** start DATASET SECTION **

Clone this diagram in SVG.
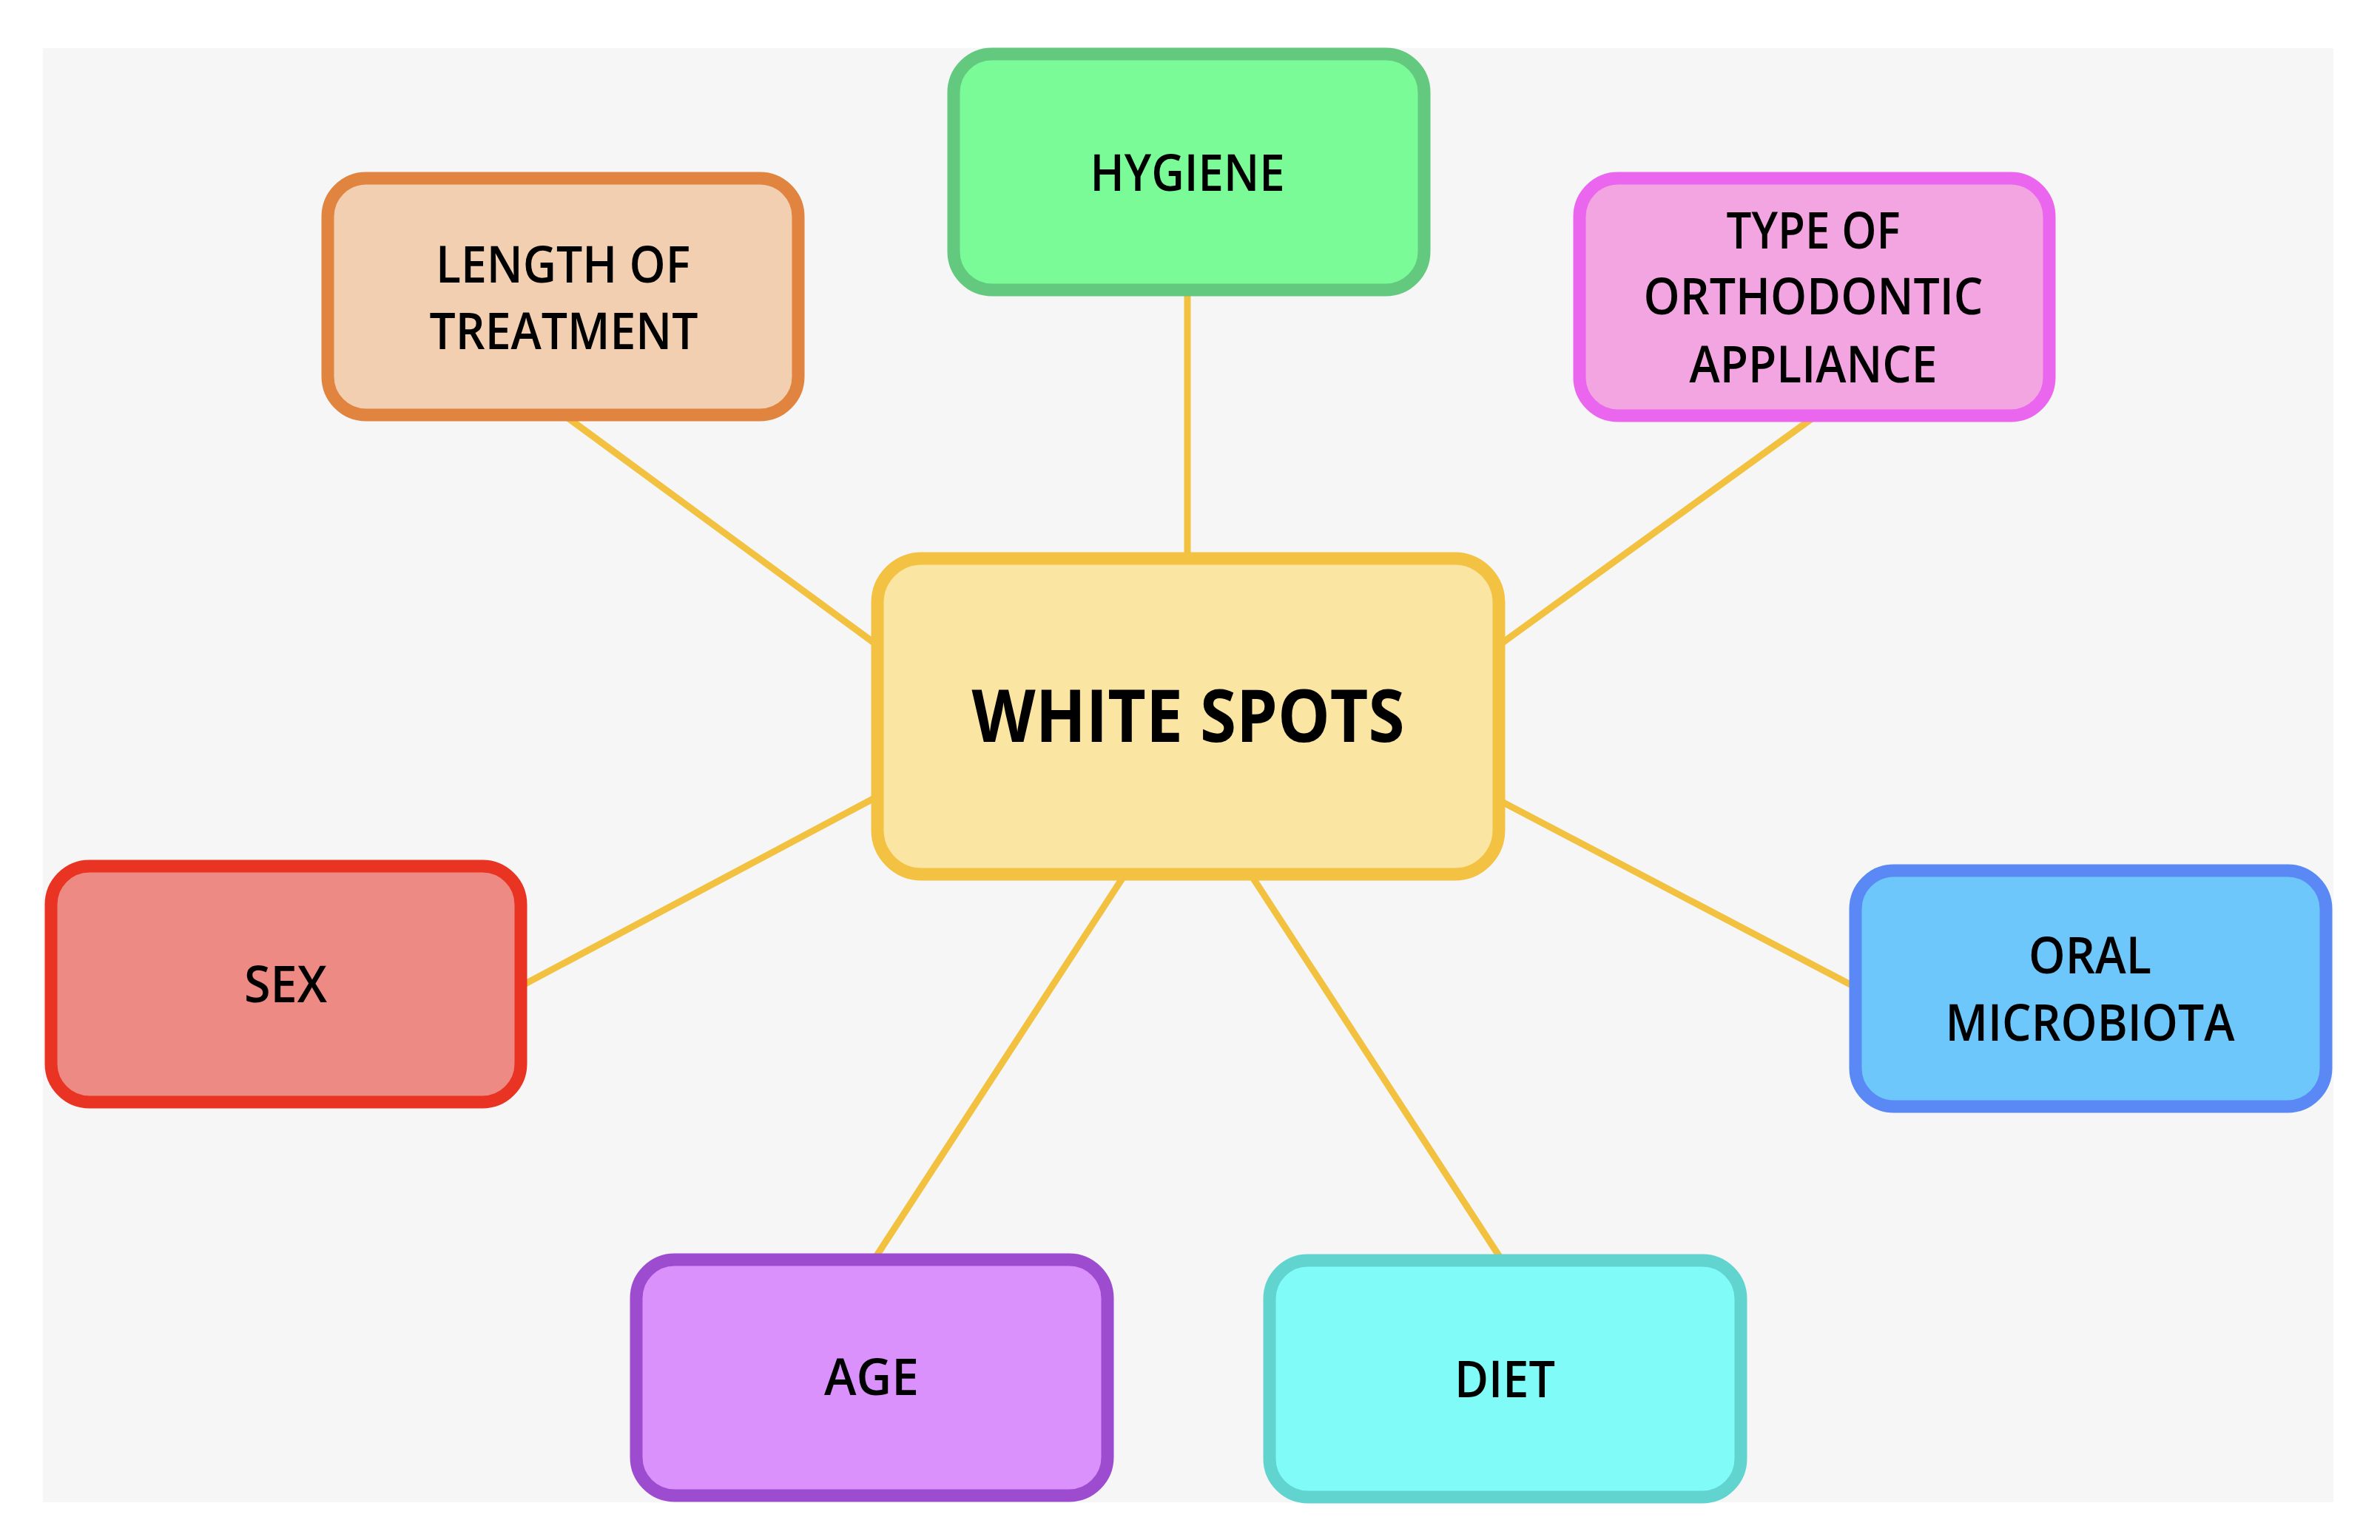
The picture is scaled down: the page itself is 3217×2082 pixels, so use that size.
<svg xmlns="http://www.w3.org/2000/svg" width="3217" height="2082" viewBox="0 0 3217 2082">
<style>
.node rect{stroke-width:17}
.lbl{font-family:"Open Sans","Liberation Sans",sans-serif;font-size:68px;font-weight:600;fill:#000;text-anchor:middle}
.big{font-family:"Open Sans","Liberation Sans",sans-serif;font-size:98px;font-weight:bold;fill:#000;text-anchor:middle}
.conn line{stroke:#f2c13f;stroke-width:9;stroke-linecap:round}
</style>
<rect x="0" y="0" width="3217" height="2082" fill="#ffffff"/>
<rect x="58" y="65" width="3096" height="1966" fill="#f6f6f6"/>
<g id="connectors" class="conn">
<line x1="1605" y1="398" x2="1605" y2="752"/>
<line x1="769" y1="566" x2="1180" y2="868"/>
<line x1="2449" y1="566" x2="2032" y2="868"/>
<line x1="710" y1="1330" x2="1180" y2="1080"/>
<line x1="2503" y1="1332" x2="2032" y2="1085"/>
<line x1="1184" y1="1699" x2="1518" y2="1186"/>
<line x1="2027" y1="1699" x2="1693" y2="1186"/>
</g>
<g id="node-hygiene" class="node">
<rect x="1289" y="73" width="636" height="319" rx="52" fill="#7afb98" stroke="#63c97e"/>
<text class="lbl" x="1605" y="258" textLength="263" lengthAdjust="spacingAndGlyphs">HYGIENE</text>
</g>
<g id="node-length" class="node">
<rect x="443" y="241" width="636" height="320" rx="52" fill="#f2cfb0" stroke="#e0843f"/>
<text class="lbl" x="761" y="382" textLength="344" lengthAdjust="spacingAndGlyphs">LENGTH OF</text>
<text class="lbl" x="762" y="472" textLength="363" lengthAdjust="spacingAndGlyphs">TREATMENT</text>
</g>
<g id="node-type" class="node">
<rect x="2135" y="241" width="635" height="321" rx="52" fill="#f2a5e0" stroke="#ea66ee"/>
<text class="lbl" x="2451" y="336" textLength="235" lengthAdjust="spacingAndGlyphs">TYPE OF</text>
<text class="lbl" x="2451" y="425" textLength="459" lengthAdjust="spacingAndGlyphs">ORTHODONTIC</text>
<text class="lbl" x="2451" y="517" textLength="335" lengthAdjust="spacingAndGlyphs">APPLIANCE</text>
</g>
<g id="node-white-spots" class="node">
<rect x="1186" y="755" width="840" height="427" rx="60" fill="#fae5a3" stroke="#f3c242"/>
<text class="big" x="1606" y="1003" textLength="585" lengthAdjust="spacingAndGlyphs">WHITE SPOTS</text>
</g>
<g id="node-sex" class="node">
<rect x="69" y="1171" width="635" height="319" rx="52" fill="#ed8a84" stroke="#e93323"/>
<text class="lbl" x="386" y="1355" textLength="112" lengthAdjust="spacingAndGlyphs">SEX</text>
</g>
<g id="node-oral" class="node">
<rect x="2508" y="1177" width="636" height="319" rx="52" fill="#6ec7fa" stroke="#5a89f5"/>
<text class="lbl" x="2825" y="1316" textLength="166" lengthAdjust="spacingAndGlyphs">ORAL</text>
<text class="lbl" x="2825" y="1407" textLength="391" lengthAdjust="spacingAndGlyphs">MICROBIOTA</text>
</g>
<g id="node-age" class="node">
<rect x="860" y="1703" width="637" height="319" rx="52" fill="#da91fb" stroke="#9d4ccf"/>
<text class="lbl" x="1178" y="1886" textLength="128" lengthAdjust="spacingAndGlyphs">AGE</text>
</g>
<g id="node-diet" class="node">
<rect x="1716" y="1704" width="637" height="320" rx="52" fill="#80fbf8" stroke="#62d4d0"/>
<text class="lbl" x="2034" y="1889" textLength="136" lengthAdjust="spacingAndGlyphs">DIET</text>
</g>
</svg>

** end DATASET SECTION **

WHAT IS ASKED →
Pull every line containing the word "size" out of the material and copy it.

WRITTEN REPLY →
The picture is scaled down: the page itself is 3217×2082 pixels, so use that size.
.lbl{font-family:"Open Sans","Liberation Sans",sans-serif;font-size:68px;font-weight:600;fill:#000;text-anchor:middle}
.big{font-family:"Open Sans","Liberation Sans",sans-serif;font-size:98px;font-weight:bold;fill:#000;text-anchor:middle}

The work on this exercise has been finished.